*What is required:* Only the lines between the line with "Reproduce this chart" and the line with "import seaborn as sns", together with those two lines themselves, are to be copied exactly.
# START OF Supplied information
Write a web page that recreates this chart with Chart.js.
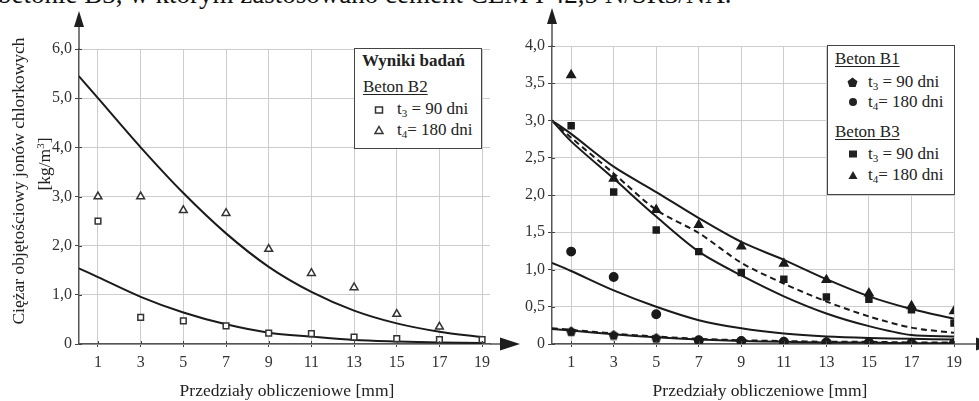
# END OF Supplied information
# START OF Supplied information
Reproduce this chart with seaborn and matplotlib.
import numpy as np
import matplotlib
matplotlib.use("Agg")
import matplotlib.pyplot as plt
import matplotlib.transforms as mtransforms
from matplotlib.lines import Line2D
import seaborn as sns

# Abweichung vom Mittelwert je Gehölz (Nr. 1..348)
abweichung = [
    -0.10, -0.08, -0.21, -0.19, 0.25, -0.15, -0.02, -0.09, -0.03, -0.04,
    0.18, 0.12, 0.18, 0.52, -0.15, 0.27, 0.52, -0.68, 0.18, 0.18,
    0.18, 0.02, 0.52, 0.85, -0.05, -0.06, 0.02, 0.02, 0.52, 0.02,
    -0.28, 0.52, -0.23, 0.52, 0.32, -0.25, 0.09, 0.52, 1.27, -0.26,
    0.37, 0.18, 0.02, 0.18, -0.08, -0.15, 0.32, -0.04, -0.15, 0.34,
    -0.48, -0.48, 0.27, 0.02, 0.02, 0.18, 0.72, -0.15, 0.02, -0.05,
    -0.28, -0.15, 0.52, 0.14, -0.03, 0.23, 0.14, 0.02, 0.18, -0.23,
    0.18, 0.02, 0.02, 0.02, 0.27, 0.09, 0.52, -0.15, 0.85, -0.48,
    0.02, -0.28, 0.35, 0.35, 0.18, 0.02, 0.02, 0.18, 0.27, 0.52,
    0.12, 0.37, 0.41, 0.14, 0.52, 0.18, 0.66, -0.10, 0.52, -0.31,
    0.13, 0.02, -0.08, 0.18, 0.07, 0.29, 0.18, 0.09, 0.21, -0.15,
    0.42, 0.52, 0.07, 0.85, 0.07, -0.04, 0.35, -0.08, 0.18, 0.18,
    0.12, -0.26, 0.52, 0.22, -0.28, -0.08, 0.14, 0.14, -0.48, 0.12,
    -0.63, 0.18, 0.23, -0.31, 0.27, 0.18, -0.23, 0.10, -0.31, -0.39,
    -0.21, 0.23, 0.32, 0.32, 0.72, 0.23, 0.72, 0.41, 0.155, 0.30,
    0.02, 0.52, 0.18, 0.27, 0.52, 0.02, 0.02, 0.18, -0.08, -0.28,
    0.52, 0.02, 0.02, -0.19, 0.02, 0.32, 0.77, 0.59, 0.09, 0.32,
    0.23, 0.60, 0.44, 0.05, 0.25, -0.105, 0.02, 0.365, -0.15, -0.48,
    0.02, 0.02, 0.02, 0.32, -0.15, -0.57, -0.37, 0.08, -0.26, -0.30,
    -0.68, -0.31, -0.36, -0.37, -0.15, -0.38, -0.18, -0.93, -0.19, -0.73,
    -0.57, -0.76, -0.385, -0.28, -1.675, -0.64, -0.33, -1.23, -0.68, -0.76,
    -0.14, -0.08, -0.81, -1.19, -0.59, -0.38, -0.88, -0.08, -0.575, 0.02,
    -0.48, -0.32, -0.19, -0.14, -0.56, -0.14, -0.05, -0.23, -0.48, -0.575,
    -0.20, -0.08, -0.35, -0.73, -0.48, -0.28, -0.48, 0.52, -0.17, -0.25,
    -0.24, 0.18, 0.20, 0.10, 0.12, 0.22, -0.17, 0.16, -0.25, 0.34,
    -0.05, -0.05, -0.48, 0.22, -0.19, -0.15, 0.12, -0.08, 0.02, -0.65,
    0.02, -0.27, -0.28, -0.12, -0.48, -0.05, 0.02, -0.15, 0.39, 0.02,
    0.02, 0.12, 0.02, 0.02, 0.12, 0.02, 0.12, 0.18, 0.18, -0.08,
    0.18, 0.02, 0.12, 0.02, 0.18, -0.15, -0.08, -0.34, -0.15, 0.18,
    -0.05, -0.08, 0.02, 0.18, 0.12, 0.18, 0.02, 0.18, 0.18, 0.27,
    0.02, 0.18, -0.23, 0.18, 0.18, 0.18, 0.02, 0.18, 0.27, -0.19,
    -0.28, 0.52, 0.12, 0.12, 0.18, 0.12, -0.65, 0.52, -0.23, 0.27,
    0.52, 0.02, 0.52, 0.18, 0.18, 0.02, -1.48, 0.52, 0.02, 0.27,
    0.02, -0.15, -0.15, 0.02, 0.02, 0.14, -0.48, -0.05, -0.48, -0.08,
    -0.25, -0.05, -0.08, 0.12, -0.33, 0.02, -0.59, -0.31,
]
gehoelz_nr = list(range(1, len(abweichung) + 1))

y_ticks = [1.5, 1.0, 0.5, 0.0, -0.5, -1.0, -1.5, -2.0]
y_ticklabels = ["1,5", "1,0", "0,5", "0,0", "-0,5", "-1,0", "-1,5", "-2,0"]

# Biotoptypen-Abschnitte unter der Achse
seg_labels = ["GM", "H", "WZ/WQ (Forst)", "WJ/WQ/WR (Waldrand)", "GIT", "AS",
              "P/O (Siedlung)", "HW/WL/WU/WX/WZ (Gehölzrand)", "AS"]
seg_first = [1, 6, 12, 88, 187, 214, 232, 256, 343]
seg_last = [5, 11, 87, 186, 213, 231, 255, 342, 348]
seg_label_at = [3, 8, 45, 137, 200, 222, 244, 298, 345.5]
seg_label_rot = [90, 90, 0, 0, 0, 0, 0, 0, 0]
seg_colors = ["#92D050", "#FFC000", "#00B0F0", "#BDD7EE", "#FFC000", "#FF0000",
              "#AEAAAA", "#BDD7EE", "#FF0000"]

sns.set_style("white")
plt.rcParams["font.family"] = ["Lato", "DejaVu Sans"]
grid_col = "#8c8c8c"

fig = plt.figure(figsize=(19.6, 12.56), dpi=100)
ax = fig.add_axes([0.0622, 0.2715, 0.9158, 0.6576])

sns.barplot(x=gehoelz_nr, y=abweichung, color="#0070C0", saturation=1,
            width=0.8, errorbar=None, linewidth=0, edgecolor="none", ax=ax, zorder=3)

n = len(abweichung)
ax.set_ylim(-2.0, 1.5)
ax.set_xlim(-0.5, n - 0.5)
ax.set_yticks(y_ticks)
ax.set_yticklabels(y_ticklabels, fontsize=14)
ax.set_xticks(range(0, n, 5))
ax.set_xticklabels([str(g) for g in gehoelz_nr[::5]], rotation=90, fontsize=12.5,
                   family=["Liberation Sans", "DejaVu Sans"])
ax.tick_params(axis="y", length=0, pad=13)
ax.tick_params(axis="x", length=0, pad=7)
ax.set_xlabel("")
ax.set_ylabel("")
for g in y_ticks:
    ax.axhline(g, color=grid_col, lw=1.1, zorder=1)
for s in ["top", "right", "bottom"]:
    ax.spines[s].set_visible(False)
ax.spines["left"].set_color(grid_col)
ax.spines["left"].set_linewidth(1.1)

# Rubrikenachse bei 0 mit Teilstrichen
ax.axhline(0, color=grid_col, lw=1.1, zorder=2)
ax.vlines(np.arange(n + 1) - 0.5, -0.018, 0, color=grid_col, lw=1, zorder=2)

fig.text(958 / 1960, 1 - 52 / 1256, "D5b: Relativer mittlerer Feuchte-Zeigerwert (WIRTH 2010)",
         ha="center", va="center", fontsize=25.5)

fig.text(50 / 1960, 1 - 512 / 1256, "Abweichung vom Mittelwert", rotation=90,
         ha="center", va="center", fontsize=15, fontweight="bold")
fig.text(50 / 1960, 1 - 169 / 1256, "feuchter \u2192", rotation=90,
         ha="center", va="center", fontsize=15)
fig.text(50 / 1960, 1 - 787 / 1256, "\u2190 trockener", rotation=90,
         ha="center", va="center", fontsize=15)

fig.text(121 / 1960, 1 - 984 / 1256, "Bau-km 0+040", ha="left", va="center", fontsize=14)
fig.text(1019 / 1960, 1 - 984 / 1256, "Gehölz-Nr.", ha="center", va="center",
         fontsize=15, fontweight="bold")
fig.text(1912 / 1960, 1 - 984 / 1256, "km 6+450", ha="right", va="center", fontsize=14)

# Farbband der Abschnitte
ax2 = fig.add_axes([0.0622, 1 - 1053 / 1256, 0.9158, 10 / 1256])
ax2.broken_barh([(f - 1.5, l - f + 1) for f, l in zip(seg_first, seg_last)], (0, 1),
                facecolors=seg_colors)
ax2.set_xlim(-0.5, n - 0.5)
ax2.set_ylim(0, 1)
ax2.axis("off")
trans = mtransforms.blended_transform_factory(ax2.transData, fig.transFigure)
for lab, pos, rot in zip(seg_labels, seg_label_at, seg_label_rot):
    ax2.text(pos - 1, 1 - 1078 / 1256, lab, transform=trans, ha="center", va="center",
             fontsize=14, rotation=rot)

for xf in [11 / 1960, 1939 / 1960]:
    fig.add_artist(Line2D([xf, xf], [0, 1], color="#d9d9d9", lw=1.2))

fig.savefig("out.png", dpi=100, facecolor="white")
# END OF Supplied information
*The solution:*
Reproduce this chart with seaborn and matplotlib.
import numpy as np
import matplotlib
matplotlib.use("Agg")
import matplotlib.pyplot as plt
import matplotlib.transforms as mtransforms
from matplotlib.lines import Line2D
import seaborn as sns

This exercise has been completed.